### Data block
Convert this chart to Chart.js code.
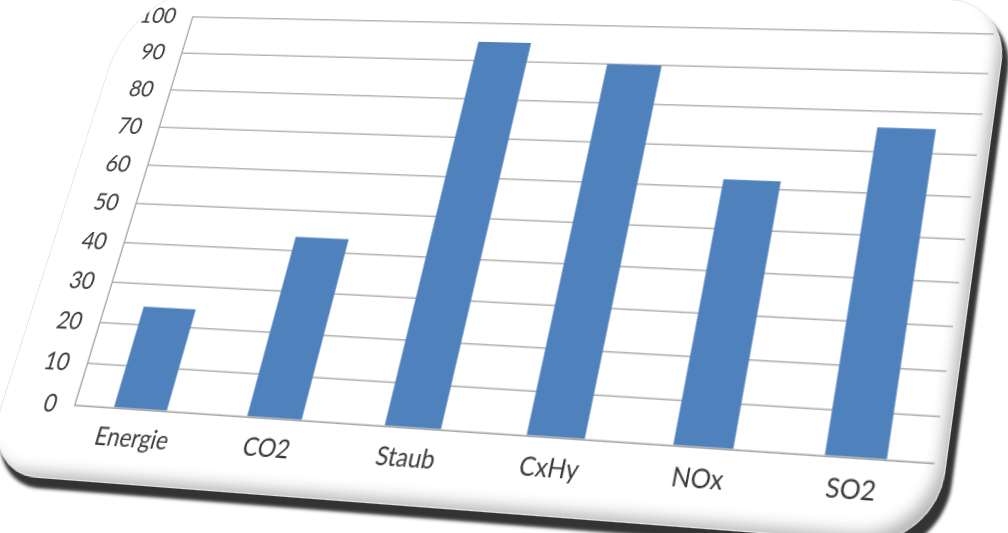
<!DOCTYPE html>
<html>
<head>
<meta charset="utf-8">
<script src="https://cdn.jsdelivr.net/npm/chart.js@4.4.1/dist/chart.umd.min.js"></script>
<style>
  html, body { margin: 0; padding: 0; background: #ffffff; overflow: hidden; width: 1008px; height: 533px; }
  #card {
    position: absolute; left: 0; top: 0;
    width: 916px; height: 486px;
    background: #ffffff;
    border-radius: 92px 60px 60px 60px;
    overflow: hidden;
    transform-origin: 0 0;
    box-shadow: 7px 9px 3px rgba(0,0,0,0.8), inset -12px -12px 14px -8px rgba(0,0,0,0.3);
    border: 1px solid #e6e6e6;
    box-sizing: border-box;
  }
  #c { position: absolute; left: 0; top: 0; }
</style>
</head>
<body>
<div id="card"><canvas id="c" width="916" height="486"></canvas></div>
<script>
const categories = ["Energie", "CO2", "Staub", "CxHy", "NOx", "SO2"];
const values = [24.5, 43.5, 95, 90, 62, 76];
const yTicks = [0, 10, 20, 30, 40, 50, 60, 70, 80, 90, 100];

const W = 916, H = 486;
const canvas = document.getElementById('c');
canvas.style.width = W + 'px';
canvas.style.height = H + 'px';

const chart = new Chart(canvas, {
  type: 'bar',
  data: {
    labels: categories,
    datasets: [{
      data: values,
      backgroundColor: '#4f81bd',
      borderWidth: 0,
      barPercentage: 0.4,
      categoryPercentage: 1.0
    }]
  },
  options: {
    responsive: false,
    animation: false,
    devicePixelRatio: 2,
    layout: { padding: { top: 8, right: 12, bottom: 0, left: 0 } },
    plugins: { legend: { display: false }, tooltip: { enabled: false } },
    scales: {
      x: {
        grid: { display: false, drawTicks: false },
        border: { display: true, color: '#a6a6a6', width: 1.5 },
        ticks: { padding: 13, color: '#3a3a3a', font: { family: 'Lato', size: 23 }, maxRotation: 0 },
        afterFit: (s) => { s.height = 68; }
      },
      y: {
        min: 0, max: 100,
        afterBuildTicks: (s) => { s.ticks = yTicks.map(v => ({ value: v })); },
        grid: { color: '#b4b4b4', lineWidth: 1.5, drawTicks: false },
        border: { display: true, color: '#a6a6a6', width: 1.5 },
        ticks: { padding: 19, color: '#3a3a3a', font: { family: 'Lato', size: 23 } },
        afterFit: (s) => { s.width = 76; }
      }
    }
  }
});

function solve(A, b) {
  const n = b.length;
  for (let i = 0; i < n; i++) {
    let p = i;
    for (let r = i + 1; r < n; r++) if (Math.abs(A[r][i]) > Math.abs(A[p][i])) p = r;
    [A[i], A[p]] = [A[p], A[i]]; [b[i], b[p]] = [b[p], b[i]];
    for (let r = i + 1; r < n; r++) {
      const f = A[r][i] / A[i][i];
      for (let c = i; c < n; c++) A[r][c] -= f * A[i][c];
      b[r] -= f * b[i];
    }
  }
  const x = new Array(n).fill(0);
  for (let i = n - 1; i >= 0; i--) {
    let s = b[i];
    for (let c = i + 1; c < n; c++) s -= A[i][c] * x[c];
    x[i] = s / A[i][i];
  }
  return x;
}

function applyPerspective() {
  const ca = chart.chartArea;
  const src = [[ca.left, ca.top], [ca.right, ca.top], [ca.right, ca.bottom], [ca.left, ca.bottom]];
  const dst = [[192, 16], [993, 33], [933, 462], [74, 404]];
  const A = [], B = [];
  for (let i = 0; i < 4; i++) {
    const [x, y] = src[i], [X, Y] = dst[i];
    A.push([x, y, 1, 0, 0, 0, -x * X, -y * X]); B.push(X);
    A.push([0, 0, 0, x, y, 1, -x * Y, -y * Y]); B.push(Y);
  }
  const [a, b, c, d, e, f, g, h] = solve(A, B);
  document.getElementById('card').style.transform =
    `matrix3d(${a},${d},0,${g},${b},${e},0,${h},0,0,1,0,${c},${f},0,1)`;
}
applyPerspective();
</script>
</body>
</html>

### Written exercise
All of the lines above should be printed exactly, minus the pictures.

### Correct result
Convert this chart to Chart.js code.
<!DOCTYPE html>
<html>
<head>
<meta charset="utf-8">
<script src="https://cdn.jsdelivr.net/npm/chart.js@4.4.1/dist/chart.umd.min.js"></script>
<style>
  html, body { margin: 0; padding: 0; background: #ffffff; overflow: hidden; width: 1008px; height: 533px; }
  #card {
    position: absolute; left: 0; top: 0;
    width: 916px; height: 486px;
    background: #ffffff;
    border-radius: 92px 60px 60px 60px;
    overflow: hidden;
    transform-origin: 0 0;
    box-shadow: 7px 9px 3px rgba(0,0,0,0.8), inset -12px -12px 14px -8px rgba(0,0,0,0.3);
    border: 1px solid #e6e6e6;
    box-sizing: border-box;
  }
  #c { position: absolute; left: 0; top: 0; }
</style>
</head>
<body>
<div id="card"><canvas id="c" width="916" height="486"></canvas></div>
<script>
const categories = ["Energie", "CO2", "Staub", "CxHy", "NOx", "SO2"];
const values = [24.5, 43.5, 95, 90, 62, 76];
const yTicks = [0, 10, 20, 30, 40, 50, 60, 70, 80, 90, 100];

const W = 916, H = 486;
const canvas = document.getElementById('c');
canvas.style.width = W + 'px';
canvas.style.height = H + 'px';

const chart = new Chart(canvas, {
  type: 'bar',
  data: {
    labels: categories,
    datasets: [{
      data: values,
      backgroundColor: '#4f81bd',
      borderWidth: 0,
      barPercentage: 0.4,
      categoryPercentage: 1.0
    }]
  },
  options: {
    responsive: false,
    animation: false,
    devicePixelRatio: 2,
    layout: { padding: { top: 8, right: 12, bottom: 0, left: 0 } },
    plugins: { legend: { display: false }, tooltip: { enabled: false } },
    scales: {
      x: {
        grid: { display: false, drawTicks: false },
        border: { display: true, color: '#a6a6a6', width: 1.5 },
        ticks: { padding: 13, color: '#3a3a3a', font: { family: 'Lato', size: 23 }, maxRotation: 0 },
        afterFit: (s) => { s.height = 68; }
      },
      y: {
        min: 0, max: 100,
        afterBuildTicks: (s) => { s.ticks = yTicks.map(v => ({ value: v })); },
        grid: { color: '#b4b4b4', lineWidth: 1.5, drawTicks: false },
        border: { display: true, color: '#a6a6a6', width: 1.5 },
        ticks: { padding: 19, color: '#3a3a3a', font: { family: 'Lato', size: 23 } },
        afterFit: (s) => { s.width = 76; }
      }
    }
  }
});

function solve(A, b) {
  const n = b.length;
  for (let i = 0; i < n; i++) {
    let p = i;
    for (let r = i + 1; r < n; r++) if (Math.abs(A[r][i]) > Math.abs(A[p][i])) p = r;
    [A[i], A[p]] = [A[p], A[i]]; [b[i], b[p]] = [b[p], b[i]];
    for (let r = i + 1; r < n; r++) {
      const f = A[r][i] / A[i][i];
      for (let c = i; c < n; c++) A[r][c] -= f * A[i][c];
      b[r] -= f * b[i];
    }
  }
  const x = new Array(n).fill(0);
  for (let i = n - 1; i >= 0; i--) {
    let s = b[i];
    for (let c = i + 1; c < n; c++) s -= A[i][c] * x[c];
    x[i] = s / A[i][i];
  }
  return x;
}

function applyPerspective() {
  const ca = chart.chartArea;
  const src = [[ca.left, ca.top], [ca.right, ca.top], [ca.right, ca.bottom], [ca.left, ca.bottom]];
  const dst = [[192, 16], [993, 33], [933, 462], [74, 404]];
  const A = [], B = [];
  for (let i = 0; i < 4; i++) {
    const [x, y] = src[i], [X, Y] = dst[i];
    A.push([x, y, 1, 0, 0, 0, -x * X, -y * X]); B.push(X);
    A.push([0, 0, 0, x, y, 1, -x * Y, -y * Y]); B.push(Y);
  }
  const [a, b, c, d, e, f, g, h] = solve(A, B);
  document.getElementById('card').style.transform =
    `matrix3d(${a},${d},0,${g},${b},${e},0,${h},0,0,1,0,${c},${f},0,1)`;
}
applyPerspective();
</script>
</body>
</html>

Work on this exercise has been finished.